The Bündnis für das deutsche Recht (discussed earlier here and here) has now produced a bilingual brochure, available as a PDF on the site of the Deutscher Richterbund. (On the Deutscher Richterbund, the German American Law Journal has an entry today).

The brochure is about 30 pages in length and summarizes the reasons why businesses should base their contracts on German law rather than U.S. or UK law – there are a few explicit comparisons to the detriment of the latter from the Global Competitiveness Report 2008-2009. It has a preface by the German Minister of Justice, who looks younger with every photo, and at the end the responsible organizations are named – the various German Bar, judges’ and notaries’ associations, the editorial team (five lawyers) and the translation company (Stoke-Borchert Corporate and Financial Translations in Hamburg).

I think it’s a bit of a thankless task to translate a text like this, which probably has to be done in a short period of time, where the German has a tendency to be a bit pompous and the English is not just describing a legal system but also trying to market it at the same time. The following remarks on terminology choices are not intended as a criticism of the translation – the terminology choices are quite defensible.

One thing that strikes me, having read only part of the brochure, is that it doesn’t mention the biggest barrier against German law and in favour of US and UK law: language.

A couple of terminology choices struck me. Firstly, on page 5 and elsewhere, kontinentaleuropäisches Recht is translated as Continental European law. Normally it would be civil law, which has the problem that many people don’t understand the term. I don’t think the fact that it appears under a photo of the European Community flag made this translation essential, and it is not familiar, although it presumably conveys the right idea. I think it is really a new creation (Google has 51 ghits for UK sites, 70 for DE sites, and 840-odd overall, which isn’t many). I’m not suggesting it wasn’t the best choice in the circumstances, though.

Another choice was to refer to GmbH, by way of explanation, as private limited company (quite common) and AG as public limited company (not common and not usually advised, but there is no really good solution – stock corporation is the common term, which one could find fault with).

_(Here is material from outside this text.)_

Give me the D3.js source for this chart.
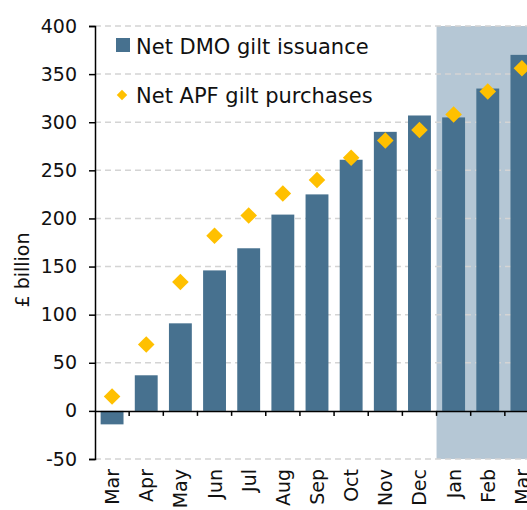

Personen- und Kapitalgesellschaften are translated as partnerships and corporations limited by shares, rather than the usual British partnerships and companies. Presumably this is an attempt to find a term that works in the U.S. as well, although company is used frequently too.

Something went wrong at the printer’s or in processing – when doesn’t it? – when German inverted commas were used (and why write “GmbH” in inverts in the English text?). Some of the word divisions look a bit iffy, but that is par for the course, and in any case I am not sure they aren’t American. But I haven’t seen the paper version – it may be that the inverted commas were OK there (I don’t have much hope, though, from past experience).